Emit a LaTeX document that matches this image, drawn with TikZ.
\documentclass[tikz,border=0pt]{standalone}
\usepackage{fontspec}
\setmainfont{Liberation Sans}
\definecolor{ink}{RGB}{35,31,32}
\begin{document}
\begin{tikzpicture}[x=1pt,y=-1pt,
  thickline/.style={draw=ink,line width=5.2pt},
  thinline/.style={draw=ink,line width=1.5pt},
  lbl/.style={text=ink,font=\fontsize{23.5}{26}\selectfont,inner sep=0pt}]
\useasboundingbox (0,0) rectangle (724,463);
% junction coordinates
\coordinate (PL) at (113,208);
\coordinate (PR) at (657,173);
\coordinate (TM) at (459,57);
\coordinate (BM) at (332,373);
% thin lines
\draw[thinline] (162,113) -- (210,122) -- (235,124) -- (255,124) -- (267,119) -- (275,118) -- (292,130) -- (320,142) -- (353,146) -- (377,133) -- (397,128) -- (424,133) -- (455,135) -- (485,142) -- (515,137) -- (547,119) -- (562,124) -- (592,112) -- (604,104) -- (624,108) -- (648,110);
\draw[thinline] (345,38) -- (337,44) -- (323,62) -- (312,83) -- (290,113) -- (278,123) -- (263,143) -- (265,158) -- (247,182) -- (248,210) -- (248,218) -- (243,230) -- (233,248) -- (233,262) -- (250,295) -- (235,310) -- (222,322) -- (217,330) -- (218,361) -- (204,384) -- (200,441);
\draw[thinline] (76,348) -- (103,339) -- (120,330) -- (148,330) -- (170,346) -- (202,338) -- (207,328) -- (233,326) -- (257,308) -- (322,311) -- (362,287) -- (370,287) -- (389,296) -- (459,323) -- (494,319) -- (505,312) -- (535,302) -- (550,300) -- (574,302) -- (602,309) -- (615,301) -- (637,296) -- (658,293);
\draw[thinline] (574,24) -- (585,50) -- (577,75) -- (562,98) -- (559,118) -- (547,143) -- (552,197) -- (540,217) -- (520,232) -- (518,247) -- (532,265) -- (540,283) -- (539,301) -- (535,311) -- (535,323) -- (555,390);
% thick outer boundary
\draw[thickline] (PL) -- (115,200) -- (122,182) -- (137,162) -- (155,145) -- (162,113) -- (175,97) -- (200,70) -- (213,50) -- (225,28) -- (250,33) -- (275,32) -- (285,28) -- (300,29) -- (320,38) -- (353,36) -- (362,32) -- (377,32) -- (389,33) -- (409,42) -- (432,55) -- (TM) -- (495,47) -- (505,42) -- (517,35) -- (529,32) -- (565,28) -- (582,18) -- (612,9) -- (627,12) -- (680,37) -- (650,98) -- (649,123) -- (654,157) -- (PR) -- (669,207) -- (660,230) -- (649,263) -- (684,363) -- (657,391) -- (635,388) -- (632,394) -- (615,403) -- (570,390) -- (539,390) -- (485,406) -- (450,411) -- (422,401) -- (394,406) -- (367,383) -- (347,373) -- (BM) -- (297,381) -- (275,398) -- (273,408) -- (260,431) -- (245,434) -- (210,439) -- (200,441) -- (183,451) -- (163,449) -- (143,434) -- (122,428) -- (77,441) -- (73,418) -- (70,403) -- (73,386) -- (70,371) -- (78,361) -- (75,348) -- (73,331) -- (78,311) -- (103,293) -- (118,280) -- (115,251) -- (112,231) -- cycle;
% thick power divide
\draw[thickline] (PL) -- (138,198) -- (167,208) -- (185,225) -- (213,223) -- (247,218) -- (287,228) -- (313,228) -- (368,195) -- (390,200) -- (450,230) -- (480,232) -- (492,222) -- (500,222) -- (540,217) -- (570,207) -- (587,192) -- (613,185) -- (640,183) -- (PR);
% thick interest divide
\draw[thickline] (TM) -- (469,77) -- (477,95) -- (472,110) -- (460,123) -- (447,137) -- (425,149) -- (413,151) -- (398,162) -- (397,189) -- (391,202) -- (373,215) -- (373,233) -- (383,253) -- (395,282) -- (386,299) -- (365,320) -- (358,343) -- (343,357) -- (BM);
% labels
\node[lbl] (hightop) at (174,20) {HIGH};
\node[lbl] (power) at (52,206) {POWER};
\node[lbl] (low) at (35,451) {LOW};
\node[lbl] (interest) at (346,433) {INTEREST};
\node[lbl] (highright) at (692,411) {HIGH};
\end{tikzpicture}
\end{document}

**Task statement:** Write out the data exactly as it stands.

**Expected answer:**
Emit a LaTeX document that matches this image, drawn with TikZ.
\documentclass[tikz,border=0pt]{standalone}
\usepackage{fontspec}
\setmainfont{Liberation Sans}
\definecolor{ink}{RGB}{35,31,32}
\begin{document}
\begin{tikzpicture}[x=1pt,y=-1pt,
  thickline/.style={draw=ink,line width=5.2pt},
  thinline/.style={draw=ink,line width=1.5pt},
  lbl/.style={text=ink,font=\fontsize{23.5}{26}\selectfont,inner sep=0pt}]
\useasboundingbox (0,0) rectangle (724,463);
% junction coordinates
\coordinate (PL) at (113,208);
\coordinate (PR) at (657,173);
\coordinate (TM) at (459,57);
\coordinate (BM) at (332,373);
% thin lines
\draw[thinline] (162,113) -- (210,122) -- (235,124) -- (255,124) -- (267,119) -- (275,118) -- (292,130) -- (320,142) -- (353,146) -- (377,133) -- (397,128) -- (424,133) -- (455,135) -- (485,142) -- (515,137) -- (547,119) -- (562,124) -- (592,112) -- (604,104) -- (624,108) -- (648,110);
\draw[thinline] (345,38) -- (337,44) -- (323,62) -- (312,83) -- (290,113) -- (278,123) -- (263,143) -- (265,158) -- (247,182) -- (248,210) -- (248,218) -- (243,230) -- (233,248) -- (233,262) -- (250,295) -- (235,310) -- (222,322) -- (217,330) -- (218,361) -- (204,384) -- (200,441);
\draw[thinline] (76,348) -- (103,339) -- (120,330) -- (148,330) -- (170,346) -- (202,338) -- (207,328) -- (233,326) -- (257,308) -- (322,311) -- (362,287) -- (370,287) -- (389,296) -- (459,323) -- (494,319) -- (505,312) -- (535,302) -- (550,300) -- (574,302) -- (602,309) -- (615,301) -- (637,296) -- (658,293);
\draw[thinline] (574,24) -- (585,50) -- (577,75) -- (562,98) -- (559,118) -- (547,143) -- (552,197) -- (540,217) -- (520,232) -- (518,247) -- (532,265) -- (540,283) -- (539,301) -- (535,311) -- (535,323) -- (555,390);
% thick outer boundary
\draw[thickline] (PL) -- (115,200) -- (122,182) -- (137,162) -- (155,145) -- (162,113) -- (175,97) -- (200,70) -- (213,50) -- (225,28) -- (250,33) -- (275,32) -- (285,28) -- (300,29) -- (320,38) -- (353,36) -- (362,32) -- (377,32) -- (389,33) -- (409,42) -- (432,55) -- (TM) -- (495,47) -- (505,42) -- (517,35) -- (529,32) -- (565,28) -- (582,18) -- (612,9) -- (627,12) -- (680,37) -- (650,98) -- (649,123) -- (654,157) -- (PR) -- (669,207) -- (660,230) -- (649,263) -- (684,363) -- (657,391) -- (635,388) -- (632,394) -- (615,403) -- (570,390) -- (539,390) -- (485,406) -- (450,411) -- (422,401) -- (394,406) -- (367,383) -- (347,373) -- (BM) -- (297,381) -- (275,398) -- (273,408) -- (260,431) -- (245,434) -- (210,439) -- (200,441) -- (183,451) -- (163,449) -- (143,434) -- (122,428) -- (77,441) -- (73,418) -- (70,403) -- (73,386) -- (70,371) -- (78,361) -- (75,348) -- (73,331) -- (78,311) -- (103,293) -- (118,280) -- (115,251) -- (112,231) -- cycle;
% thick power divide
\draw[thickline] (PL) -- (138,198) -- (167,208) -- (185,225) -- (213,223) -- (247,218) -- (287,228) -- (313,228) -- (368,195) -- (390,200) -- (450,230) -- (480,232) -- (492,222) -- (500,222) -- (540,217) -- (570,207) -- (587,192) -- (613,185) -- (640,183) -- (PR);
% thick interest divide
\draw[thickline] (TM) -- (469,77) -- (477,95) -- (472,110) -- (460,123) -- (447,137) -- (425,149) -- (413,151) -- (398,162) -- (397,189) -- (391,202) -- (373,215) -- (373,233) -- (383,253) -- (395,282) -- (386,299) -- (365,320) -- (358,343) -- (343,357) -- (BM);
% labels
\node[lbl] (hightop) at (174,20) {HIGH};
\node[lbl] (power) at (52,206) {POWER};
\node[lbl] (low) at (35,451) {LOW};
\node[lbl] (interest) at (346,433) {INTEREST};
\node[lbl] (highright) at (692,411) {HIGH};
\end{tikzpicture}
\end{document}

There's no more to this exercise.